Now it appears that all the Akida nodes include 128 MACS, but ViT is no longer offered as an option. So I assume that TENNs produces the result that ViT produced, only more efficiently.
This would leave us with a load of legacy Akida 1000/1500 chips built using the original NPUs which are supported by the original models. It is still possible to build new models for the original Akida architecture, presumably on a "by request" or do-it-yourself basis, but the model development now will be directed to TENNs. At present, some basic TENNs models are available for download, but the more sophisticated models are provided only on request.
Another thing that Tony Lewis (?) said was that they have used look-up tables (LUTs) to implement activation functions, a task which our competitors calculate in software.
So Akida architecture now includes 128 MAC nodes with LUTs.
Since MB is an early adopter and we have confirmation that they are still interested in Akida 2, MB will be fully familiar with TENNs.
My guess is that MB and other select EAPs have been playing with Akida 2 in FPGA format (6 nodes like the online version?) for some months now.
Tony also mentioned that we use a lot fewer MACs than the competition (ARM ETHOS, maybe Qualcomm Hexagon?).
We know that MB is using Qualcomm, and Hexagon uses MACs:
https://www.qualcomm.com/products/technology/processors/hexagon
T
he Hexagon NPU mimics the neural network layers and operations of popular models, such as activation functions, convolutions, fully-connected layers, and transformers, to deliver peak performance, power efficiency, and area efficiency crucial for executing the numerous multiplications, additions, and other operations in machine learning.
Distinguished by its system approach, custom design, and fast innovation, the Hexagon NPU stands out.
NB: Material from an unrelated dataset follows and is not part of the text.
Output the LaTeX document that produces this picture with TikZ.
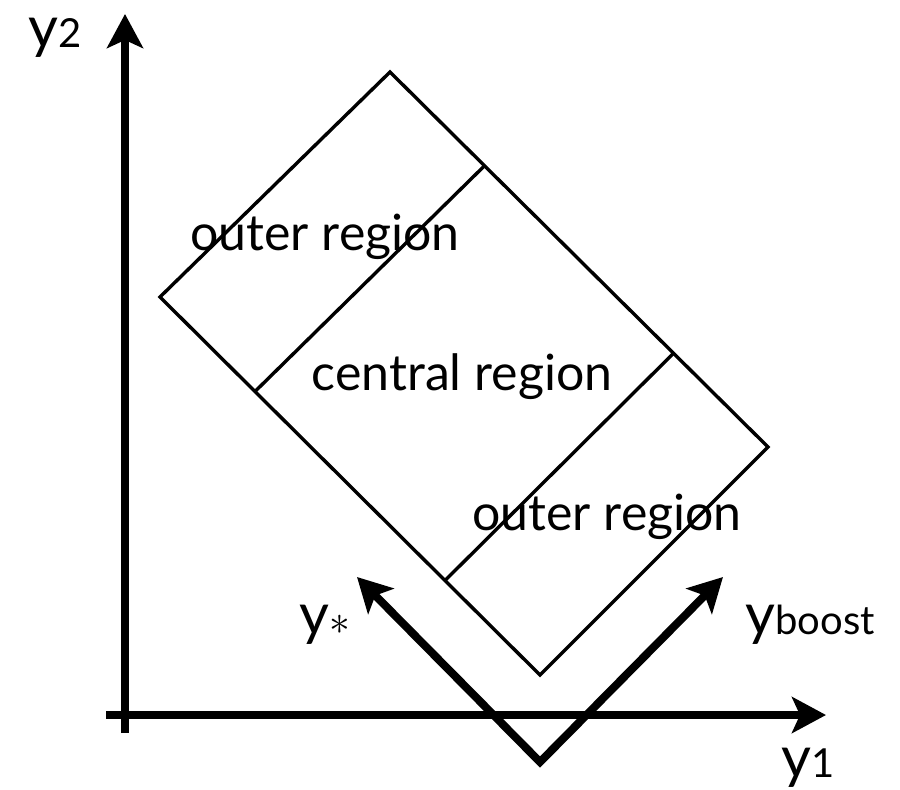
\documentclass[tikz,border=0pt]{standalone}
\usepackage{fontspec}
\setmainfont{Lato}
\usetikzlibrary{arrows.meta, positioning, calc}

\begin{document}
\begin{tikzpicture}[x=0.5pt, y=-0.5pt,
    axis/.style={line width=4pt, -{Stealth[length=17pt, width=18pt, inset=4pt]}},
    box/.style={line width=1.7pt, line join=miter},
    region/.style={font=\fontsize{25}{28}\selectfont, inner sep=0pt},
    varname/.style={font=\fontsize{29}{32}\selectfont, inner sep=0pt}]
  \useasboundingbox (0,0) rectangle (900,789);

  % axis end points
  \coordinate (Ybot) at (125,733);
  \coordinate (Ytop) at (125,14);
  \coordinate (Xleft) at (106,715);
  \coordinate (Xright) at (826,715);

  % rotated box corners
  \coordinate (T) at (390,72);
  \coordinate (L) at (160,297);
  \coordinate (B) at (540,675);
  \coordinate (R) at (768,447);

  % boost frame
  \coordinate (V) at (540,762);
  \coordinate (Sstar) at (357,577);
  \coordinate (Sboost) at (723,577);

  % the y1--y2 axes
  \draw[axis] (Ybot) -- (Ytop);
  \draw[axis] (Xleft) -- (Xright);
  \node[varname] (y2) at (55,38) {y{\fontsize{20}{22}\selectfont 2}};
  \node[varname] (y1) at (808,768) {y{\fontsize{20}{22}\selectfont 1}};

  % box and the two dividing lines
  \draw[box] (T) -- (R) -- (B) -- (L) -- cycle;
  \draw[box] ($(T)!0.25!(R)$) -- ($(L)!0.25!(B)$);
  \draw[box] ($(T)!0.75!(R)$) -- ($(L)!0.75!(B)$);

  \node[region] (outerA) at (325,237) {outer region};
  \node[region] (central) at (462,377) {central region};
  \node[region] (outerB) at (607,517) {outer region};

  % y* and yboost directions
  \draw[line width=4pt, line join=miter,
        {Stealth[length=17pt, width=18pt, inset=4pt]}-{Stealth[length=17pt, width=18pt, inset=4pt]}]
    (Sstar) -- (V) -- (Sboost);
  \node[varname] (ystar) at (325,625) {y{\fontsize{22}{24}\selectfont$\ast$}};
  \node[varname] (yboost) at (810,625) {y{\fontsize{20}{22}\selectfont boost}};
\end{tikzpicture}
\end{document}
The Hexagon NPU fuses together the scalar, vector, and tensor accelerators for better performance and power efficiency. A large, dedicated, shared memory allows these accelerators to share and move data efficiently. Our cutting-edge micro tile inferencing technology delivers ultra-low power consumption and sets a new benchmark in AI processing speed and efficiency..
US2020073636A1 MULTIPLY-ACCUMULATE (MAC) OPERATIONS FOR CONVOLUTIONAL NEURAL NETWORKS Priority: 20180831
[0056] FIG. 4 is a block diagram illustrating an exemplary software architecture 400 that may modularize artificial intelligence (AI) functions. Using the architecture, applications may be designed that may cause various processing blocks of an SOC 420 (for example a CPU 422 , a DSP 424 , a GPU 426 and/or an NPU 428 ) to support fast multiply-accumulate (MAC) computations during run-time operation of an AI application 402 , according to aspects of the present disclosure.
[0058]
A run-time engine 408 , which may be compiled code of a runtime framework, may be further accessible to the AI application 402 . The AI application 402 may cause the run-time engine, for example, to request an inference at a particular time interval or triggered by an event detected by the user interface of the application. When caused to provide an inference response, the run-time engine may in turn send a signal to an operating system in an operating system (OS) space 410 , such as a Linux Kernel 412 , running on the SOC 420 . The operating system, in turn, may cause a fast MAC computation to be performed on the CPU 422 , the DSP 424 , the GPU 426 , the NPU 428 , or some combination thereof. The CPU 422 may be accessed directly by the operating system, and other processing blocks may be accessed through a driver, such as a driver 414 , 416 , or 418 for, respectively, the DSP 424 , the GPU 426 , or the NPU 428 . In the exemplary example, the deep neural network may be configured to run on a combination of processing blocks, such as the CPU 422 , the DSP 424 , and the GPU 426 , or may be run on the NPU 428 .
Qualcomm suggest that the MAC computation may be performed on the CPU, GPU, DSP or NPU. With Akida, the NPU would be so far ahead there would be no choice.